What is asked
Images are not part of the copy; transcribe all the data exactly.
--- Start ---
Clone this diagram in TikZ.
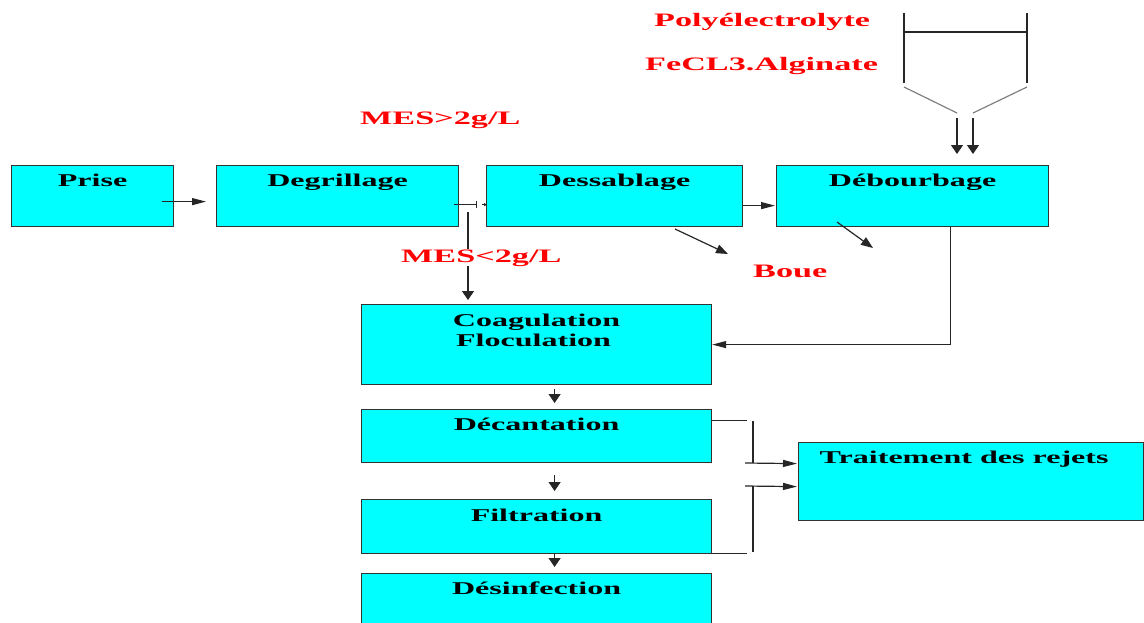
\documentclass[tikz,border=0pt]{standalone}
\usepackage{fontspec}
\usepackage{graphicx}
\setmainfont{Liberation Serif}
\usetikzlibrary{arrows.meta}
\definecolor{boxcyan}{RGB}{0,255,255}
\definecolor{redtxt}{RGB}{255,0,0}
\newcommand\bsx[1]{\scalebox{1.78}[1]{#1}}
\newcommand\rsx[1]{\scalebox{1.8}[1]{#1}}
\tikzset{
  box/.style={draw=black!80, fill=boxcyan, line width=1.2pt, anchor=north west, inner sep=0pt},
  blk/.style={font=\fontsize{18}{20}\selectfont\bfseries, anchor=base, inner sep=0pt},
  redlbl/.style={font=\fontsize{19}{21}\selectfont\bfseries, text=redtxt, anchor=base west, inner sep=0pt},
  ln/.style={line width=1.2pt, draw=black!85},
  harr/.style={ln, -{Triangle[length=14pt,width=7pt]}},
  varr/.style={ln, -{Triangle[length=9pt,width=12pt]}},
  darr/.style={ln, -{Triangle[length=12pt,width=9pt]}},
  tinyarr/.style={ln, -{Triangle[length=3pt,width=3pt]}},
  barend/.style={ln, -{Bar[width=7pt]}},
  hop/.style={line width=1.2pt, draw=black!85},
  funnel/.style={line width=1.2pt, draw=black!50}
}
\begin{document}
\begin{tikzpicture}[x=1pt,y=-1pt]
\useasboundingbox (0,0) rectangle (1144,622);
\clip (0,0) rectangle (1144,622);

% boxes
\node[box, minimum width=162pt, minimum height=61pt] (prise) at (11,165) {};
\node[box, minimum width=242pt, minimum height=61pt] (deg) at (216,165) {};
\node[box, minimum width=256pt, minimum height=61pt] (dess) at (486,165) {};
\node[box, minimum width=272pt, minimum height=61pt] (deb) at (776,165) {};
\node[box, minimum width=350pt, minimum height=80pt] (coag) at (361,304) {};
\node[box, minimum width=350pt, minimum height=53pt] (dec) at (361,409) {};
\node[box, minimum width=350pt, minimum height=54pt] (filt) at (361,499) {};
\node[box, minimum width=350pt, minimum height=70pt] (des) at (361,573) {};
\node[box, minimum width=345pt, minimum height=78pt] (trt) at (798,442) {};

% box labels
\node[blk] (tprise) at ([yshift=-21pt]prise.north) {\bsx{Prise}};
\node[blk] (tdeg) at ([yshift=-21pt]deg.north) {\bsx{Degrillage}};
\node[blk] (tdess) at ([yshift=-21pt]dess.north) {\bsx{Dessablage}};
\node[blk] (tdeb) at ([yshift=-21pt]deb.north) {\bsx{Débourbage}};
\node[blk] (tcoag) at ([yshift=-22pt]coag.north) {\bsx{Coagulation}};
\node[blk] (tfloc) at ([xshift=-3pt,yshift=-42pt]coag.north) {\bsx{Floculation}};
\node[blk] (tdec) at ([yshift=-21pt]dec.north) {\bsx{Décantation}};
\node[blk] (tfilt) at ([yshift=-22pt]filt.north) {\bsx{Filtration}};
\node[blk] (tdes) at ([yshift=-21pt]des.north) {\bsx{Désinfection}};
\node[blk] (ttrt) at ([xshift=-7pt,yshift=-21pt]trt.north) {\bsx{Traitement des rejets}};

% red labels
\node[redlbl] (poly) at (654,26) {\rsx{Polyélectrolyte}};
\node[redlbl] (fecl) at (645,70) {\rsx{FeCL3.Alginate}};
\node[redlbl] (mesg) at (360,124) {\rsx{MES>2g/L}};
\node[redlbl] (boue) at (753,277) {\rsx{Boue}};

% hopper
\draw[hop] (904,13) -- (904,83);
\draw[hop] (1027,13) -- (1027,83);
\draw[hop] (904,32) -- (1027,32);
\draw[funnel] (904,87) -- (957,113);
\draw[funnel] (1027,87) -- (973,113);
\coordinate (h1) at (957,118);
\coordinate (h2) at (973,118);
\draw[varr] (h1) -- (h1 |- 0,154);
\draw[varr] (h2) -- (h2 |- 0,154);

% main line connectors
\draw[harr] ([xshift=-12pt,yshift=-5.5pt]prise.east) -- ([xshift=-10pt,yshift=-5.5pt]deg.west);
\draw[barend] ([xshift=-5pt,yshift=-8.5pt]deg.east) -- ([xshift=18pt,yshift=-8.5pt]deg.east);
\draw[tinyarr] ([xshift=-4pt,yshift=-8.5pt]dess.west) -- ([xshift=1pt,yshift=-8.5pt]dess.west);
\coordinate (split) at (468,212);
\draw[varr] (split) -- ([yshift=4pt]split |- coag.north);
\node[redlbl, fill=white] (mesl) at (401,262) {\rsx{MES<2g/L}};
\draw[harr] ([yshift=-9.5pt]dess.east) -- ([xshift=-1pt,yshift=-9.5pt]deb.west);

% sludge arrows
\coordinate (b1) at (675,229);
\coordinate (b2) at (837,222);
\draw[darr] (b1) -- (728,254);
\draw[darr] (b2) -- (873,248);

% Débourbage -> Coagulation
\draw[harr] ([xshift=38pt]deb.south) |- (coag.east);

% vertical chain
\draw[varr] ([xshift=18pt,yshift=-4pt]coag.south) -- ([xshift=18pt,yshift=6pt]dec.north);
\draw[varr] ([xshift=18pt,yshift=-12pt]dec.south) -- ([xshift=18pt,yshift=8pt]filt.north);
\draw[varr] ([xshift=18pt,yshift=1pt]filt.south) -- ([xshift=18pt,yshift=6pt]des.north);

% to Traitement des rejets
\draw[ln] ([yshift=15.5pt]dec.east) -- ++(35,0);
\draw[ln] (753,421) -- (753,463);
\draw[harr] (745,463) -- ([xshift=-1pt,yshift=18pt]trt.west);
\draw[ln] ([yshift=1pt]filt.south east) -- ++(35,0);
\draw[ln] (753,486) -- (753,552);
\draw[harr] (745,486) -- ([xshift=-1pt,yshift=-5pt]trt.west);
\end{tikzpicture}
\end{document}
--- End ---
Result
Clone this diagram in TikZ.
\documentclass[tikz,border=0pt]{standalone}
\usepackage{fontspec}
\usepackage{graphicx}
\setmainfont{Liberation Serif}
\usetikzlibrary{arrows.meta}
\definecolor{boxcyan}{RGB}{0,255,255}
\definecolor{redtxt}{RGB}{255,0,0}
\newcommand\bsx[1]{\scalebox{1.78}[1]{#1}}
\newcommand\rsx[1]{\scalebox{1.8}[1]{#1}}
\tikzset{
  box/.style={draw=black!80, fill=boxcyan, line width=1.2pt, anchor=north west, inner sep=0pt},
  blk/.style={font=\fontsize{18}{20}\selectfont\bfseries, anchor=base, inner sep=0pt},
  redlbl/.style={font=\fontsize{19}{21}\selectfont\bfseries, text=redtxt, anchor=base west, inner sep=0pt},
  ln/.style={line width=1.2pt, draw=black!85},
  harr/.style={ln, -{Triangle[length=14pt,width=7pt]}},
  varr/.style={ln, -{Triangle[length=9pt,width=12pt]}},
  darr/.style={ln, -{Triangle[length=12pt,width=9pt]}},
  tinyarr/.style={ln, -{Triangle[length=3pt,width=3pt]}},
  barend/.style={ln, -{Bar[width=7pt]}},
  hop/.style={line width=1.2pt, draw=black!85},
  funnel/.style={line width=1.2pt, draw=black!50}
}
\begin{document}
\begin{tikzpicture}[x=1pt,y=-1pt]
\useasboundingbox (0,0) rectangle (1144,622);
\clip (0,0) rectangle (1144,622);

% boxes
\node[box, minimum width=162pt, minimum height=61pt] (prise) at (11,165) {};
\node[box, minimum width=242pt, minimum height=61pt] (deg) at (216,165) {};
\node[box, minimum width=256pt, minimum height=61pt] (dess) at (486,165) {};
\node[box, minimum width=272pt, minimum height=61pt] (deb) at (776,165) {};
\node[box, minimum width=350pt, minimum height=80pt] (coag) at (361,304) {};
\node[box, minimum width=350pt, minimum height=53pt] (dec) at (361,409) {};
\node[box, minimum width=350pt, minimum height=54pt] (filt) at (361,499) {};
\node[box, minimum width=350pt, minimum height=70pt] (des) at (361,573) {};
\node[box, minimum width=345pt, minimum height=78pt] (trt) at (798,442) {};

% box labels
\node[blk] (tprise) at ([yshift=-21pt]prise.north) {\bsx{Prise}};
\node[blk] (tdeg) at ([yshift=-21pt]deg.north) {\bsx{Degrillage}};
\node[blk] (tdess) at ([yshift=-21pt]dess.north) {\bsx{Dessablage}};
\node[blk] (tdeb) at ([yshift=-21pt]deb.north) {\bsx{Débourbage}};
\node[blk] (tcoag) at ([yshift=-22pt]coag.north) {\bsx{Coagulation}};
\node[blk] (tfloc) at ([xshift=-3pt,yshift=-42pt]coag.north) {\bsx{Floculation}};
\node[blk] (tdec) at ([yshift=-21pt]dec.north) {\bsx{Décantation}};
\node[blk] (tfilt) at ([yshift=-22pt]filt.north) {\bsx{Filtration}};
\node[blk] (tdes) at ([yshift=-21pt]des.north) {\bsx{Désinfection}};
\node[blk] (ttrt) at ([xshift=-7pt,yshift=-21pt]trt.north) {\bsx{Traitement des rejets}};

% red labels
\node[redlbl] (poly) at (654,26) {\rsx{Polyélectrolyte}};
\node[redlbl] (fecl) at (645,70) {\rsx{FeCL3.Alginate}};
\node[redlbl] (mesg) at (360,124) {\rsx{MES>2g/L}};
\node[redlbl] (boue) at (753,277) {\rsx{Boue}};

% hopper
\draw[hop] (904,13) -- (904,83);
\draw[hop] (1027,13) -- (1027,83);
\draw[hop] (904,32) -- (1027,32);
\draw[funnel] (904,87) -- (957,113);
\draw[funnel] (1027,87) -- (973,113);
\coordinate (h1) at (957,118);
\coordinate (h2) at (973,118);
\draw[varr] (h1) -- (h1 |- 0,154);
\draw[varr] (h2) -- (h2 |- 0,154);

% main line connectors
\draw[harr] ([xshift=-12pt,yshift=-5.5pt]prise.east) -- ([xshift=-10pt,yshift=-5.5pt]deg.west);
\draw[barend] ([xshift=-5pt,yshift=-8.5pt]deg.east) -- ([xshift=18pt,yshift=-8.5pt]deg.east);
\draw[tinyarr] ([xshift=-4pt,yshift=-8.5pt]dess.west) -- ([xshift=1pt,yshift=-8.5pt]dess.west);
\coordinate (split) at (468,212);
\draw[varr] (split) -- ([yshift=4pt]split |- coag.north);
\node[redlbl, fill=white] (mesl) at (401,262) {\rsx{MES<2g/L}};
\draw[harr] ([yshift=-9.5pt]dess.east) -- ([xshift=-1pt,yshift=-9.5pt]deb.west);

% sludge arrows
\coordinate (b1) at (675,229);
\coordinate (b2) at (837,222);
\draw[darr] (b1) -- (728,254);
\draw[darr] (b2) -- (873,248);

% Débourbage -> Coagulation
\draw[harr] ([xshift=38pt]deb.south) |- (coag.east);

% vertical chain
\draw[varr] ([xshift=18pt,yshift=-4pt]coag.south) -- ([xshift=18pt,yshift=6pt]dec.north);
\draw[varr] ([xshift=18pt,yshift=-12pt]dec.south) -- ([xshift=18pt,yshift=8pt]filt.north);
\draw[varr] ([xshift=18pt,yshift=1pt]filt.south) -- ([xshift=18pt,yshift=6pt]des.north);

% to Traitement des rejets
\draw[ln] ([yshift=15.5pt]dec.east) -- ++(35,0);
\draw[ln] (753,421) -- (753,463);
\draw[harr] (745,463) -- ([xshift=-1pt,yshift=18pt]trt.west);
\draw[ln] ([yshift=1pt]filt.south east) -- ++(35,0);
\draw[ln] (753,486) -- (753,552);
\draw[harr] (745,486) -- ([xshift=-1pt,yshift=-5pt]trt.west);
\end{tikzpicture}
\end{document}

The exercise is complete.